▶ **DATA PROVIDED**
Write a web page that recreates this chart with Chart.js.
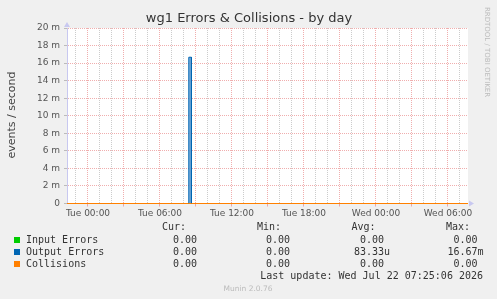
<!DOCTYPE html>
<html>
<head>
<meta charset="utf-8">
<script src="https://cdn.jsdelivr.net/npm/chart.js@4/dist/chart.umd.min.js"></script>
<style>
  html, body { margin: 0; padding: 0; background: #f0f0f0; }
  #wrap { width: 497px; height: 299px; position: relative; }
</style>
</head>
<body>
<div id="wrap"><canvas id="graph" width="497" height="299"></canvas></div>
<script>
// hours relative to Tue 00:00
const sampleHours = [-1.75, 8.40, 8.40, 8.62, 8.62, 31.67];
const inputErrors = [0, 0, 0, 0, 0, 0];
const outputErrors = [0, 0, 0.01667, 0.01667, 0, 0];
const collisions = [0, 0, 0, 0, 0, 0];

const xLabelHours = [0, 6, 12, 18, 24, 30];
const xLabels = ['Tue 00:00', 'Tue 06:00', 'Tue 12:00', 'Tue 18:00', 'Wed 00:00', 'Wed 06:00'];

const seriesNames = ['Input Errors', 'Output Errors', 'Collisions'];
const seriesColors = ['#00cc00', '#0066b3', '#ff8000'];
const curValues = ['0.00 ', '0.00 ', '0.00 '];
const minValues = ['0.00 ', '0.00 ', '0.00 '];
const avgValues = ['0.00 ', '83.33u', '0.00 '];
const maxValues = ['0.00 ', '16.67m', '0.00 '];
const lastUpdate = 'Last update: Wed Jul 22 07:25:06 2026';

const MAJOR = 'rgba(230, 120, 120, 0.6)';
const MINOR = 'rgba(170, 170, 170, 0.6)';
const SANS = "'DejaVu Sans', sans-serif";
const MONO = "'DejaVu Sans Mono', monospace";

function points(values) {
  return sampleHours.map((h, i) => ({ x: h, y: values[i] }));
}

const extras = {
  id: 'extras',
  beforeDraw(chart) {
    const { ctx, chartArea: a } = chart;
    ctx.save();
    ctx.fillStyle = '#ffffff';
    ctx.fillRect(a.left, a.top, a.right - a.left, a.bottom - a.top);
    ctx.restore();
  },
  afterDraw(chart) {
    const { ctx, chartArea: a } = chart;
    ctx.save();
    // axis arrows
    ctx.fillStyle = '#c8c8f0';
    ctx.beginPath();
    ctx.moveTo(a.left - 3, a.top - 1);
    ctx.lineTo(a.left + 3, a.top - 1);
    ctx.lineTo(a.left, a.top - 6);
    ctx.fill();
    ctx.beginPath();
    ctx.moveTo(a.right + 1, a.bottom - 3);
    ctx.lineTo(a.right + 1, a.bottom + 3);
    ctx.lineTo(a.right + 6, a.bottom);
    ctx.fill();

    // title
    ctx.fillStyle = '#333';
    ctx.textBaseline = 'middle';
    ctx.textAlign = 'center';
    ctx.font = '13px ' + SANS;
    ctx.fillText('wg1 Errors & Collisions - by day', 249, 19);

    // y title
    ctx.save();
    ctx.translate(12, 115);
    ctx.rotate(-Math.PI / 2);
    ctx.font = '11px ' + SANS;
    ctx.fillStyle = '#444';
    ctx.fillText('events / second', 0, 0);
    ctx.restore();

    // rrdtool watermark
    ctx.save();
    ctx.translate(487, 52);
    ctx.rotate(Math.PI / 2);
    ctx.font = '7px ' + SANS;
    ctx.fillStyle = '#bbb';
    ctx.fillText('RRDTOOL / TOBI OETIKER', 0, 0);
    ctx.restore();

    // legend
    ctx.font = '10px ' + MONO;
    ctx.fillStyle = '#333';
    ctx.textAlign = 'right';
    ctx.fillText('Cur:', 186, 227);
    ctx.fillText('Min:', 281, 227);
    ctx.fillText('Avg:', 375.5, 227);
    ctx.fillText('Max:', 470, 227);
    seriesNames.forEach((name, i) => {
      const y = 240 + i * 12;
      ctx.fillStyle = seriesColors[i];
      ctx.fillRect(14, y - 3, 6, 6);
      ctx.fillStyle = '#333';
      ctx.textAlign = 'left';
      ctx.fillText(name, 26, y);
      ctx.textAlign = 'right';
      ctx.fillText(curValues[i], 203, y);
      ctx.fillText(minValues[i], 296, y);
      ctx.fillText(avgValues[i], 390, y);
      ctx.fillText(maxValues[i], 483.5, y);
    });
    ctx.fillText(lastUpdate, 483, 276);

    ctx.textAlign = 'center';
    ctx.font = '7.5px ' + SANS;
    ctx.fillStyle = '#bbb';
    ctx.fillText('Munin 2.0.76', 248, 289);
    ctx.restore();
  }
};

const lineStyle = { pointRadius: 0, borderWidth: 1, tension: 0, clip: 3 };

// lower order is drawn on top: collisions last, like rrdtool
new Chart(document.getElementById('graph'), {
  type: 'line',
  data: {
    datasets: [
      { ...lineStyle, order: 3, label: seriesNames[0], data: points(inputErrors), borderColor: seriesColors[0] },
      { ...lineStyle, order: 2, label: seriesNames[1], data: points(outputErrors), borderColor: seriesColors[1],
        fill: 'origin', backgroundColor: '#7fb0dc' },
      { ...lineStyle, order: 1, label: seriesNames[2], data: points(collisions), borderColor: seriesColors[2] }
    ]
  },
  options: {
    responsive: false,
    animation: false,
    events: [],
    layout: { padding: { left: 0, right: 29, top: 28, bottom: 0 } },
    plugins: { legend: { display: false }, tooltip: { enabled: false }, title: { display: false } },
    scales: {
      x: {
        type: 'linear',
        min: sampleHours[0],
        max: sampleHours[sampleHours.length - 1],
        afterBuildTicks(scale) {
          const t = [];
          for (let h = Math.ceil(scale.min); h <= scale.max; h++) t.push({ value: h });
          scale.ticks = t;
        },
        // half-pixel bottom so the zero lines land on one pixel row
        afterFit(scale) { scale.height = 95.5; },
        border: { display: false, dash: [1, 1] },
        grid: {
          tickLength: 3,
          color: (c) => (c.tick && c.tick.value % 3 === 0 ? MAJOR : MINOR),
          tickColor: (c) => (c.tick && c.tick.value % 3 === 0 ? MAJOR : 'rgba(0,0,0,0)')
        },
        ticks: {
          autoSkip: false,
          maxRotation: 0,
          padding: 2,
          color: '#555',
          font: { family: SANS, size: 9 },
          callback: (v) => {
            const i = xLabelHours.indexOf(v);
            return i >= 0 ? xLabels[i] : '';
          }
        }
      },
      y: {
        min: 0,
        max: 0.02,
        afterBuildTicks(scale) {
          const t = [];
          for (let m = 0; m <= 20; m++) t.push({ value: m / 1000 });
          scale.ticks = t;
        },
        afterFit(scale) { scale.width = 67; },
        border: { display: true, color: '#c8c8f0', width: 1, dash: [1, 1] },
        grid: {
          tickLength: 3,
          color: (c) => (c.tick && Math.round(c.tick.value * 1000) % 2 === 0 ? MAJOR : MINOR),
          tickColor: (c) => (c.tick && Math.round(c.tick.value * 1000) % 2 === 0 ? '#bbb' : 'rgba(0,0,0,0)')
        },
        ticks: {
          padding: 4,
          color: '#555',
          font: { family: SANS, size: 9 },
          callback: (v) => {
            const m = Math.round(v * 1000);
            if (m % 2 !== 0) return '';
            return m === 0 ? '0' : m + ' m';
          }
        }
      }
    }
  },
  plugins: [extras]
});
</script>
</body>
</html>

▶ **WHAT TO PRODUCE**
Write out exactly the lines between the start of the data and the line with "const xLabels = ['Tue", including both, but none of the pictures.

▶ **OUTPUT FOR THIS EXERCISE**
Write a web page that recreates this chart with Chart.js.
<!DOCTYPE html>
<html>
<head>
<meta charset="utf-8">
<script src="https://cdn.jsdelivr.net/npm/chart.js@4/dist/chart.umd.min.js"></script>
<style>
  html, body { margin: 0; padding: 0; background: #f0f0f0; }
  #wrap { width: 497px; height: 299px; position: relative; }
</style>
</head>
<body>
<div id="wrap"><canvas id="graph" width="497" height="299"></canvas></div>
<script>
// hours relative to Tue 00:00
const sampleHours = [-1.75, 8.40, 8.40, 8.62, 8.62, 31.67];
const inputErrors = [0, 0, 0, 0, 0, 0];
const outputErrors = [0, 0, 0.01667, 0.01667, 0, 0];
const collisions = [0, 0, 0, 0, 0, 0];

const xLabelHours = [0, 6, 12, 18, 24, 30];
const xLabels = ['Tue 00:00', 'Tue 06:00', 'Tue 12:00', 'Tue 18:00', 'Wed 00:00', 'Wed 06:00'];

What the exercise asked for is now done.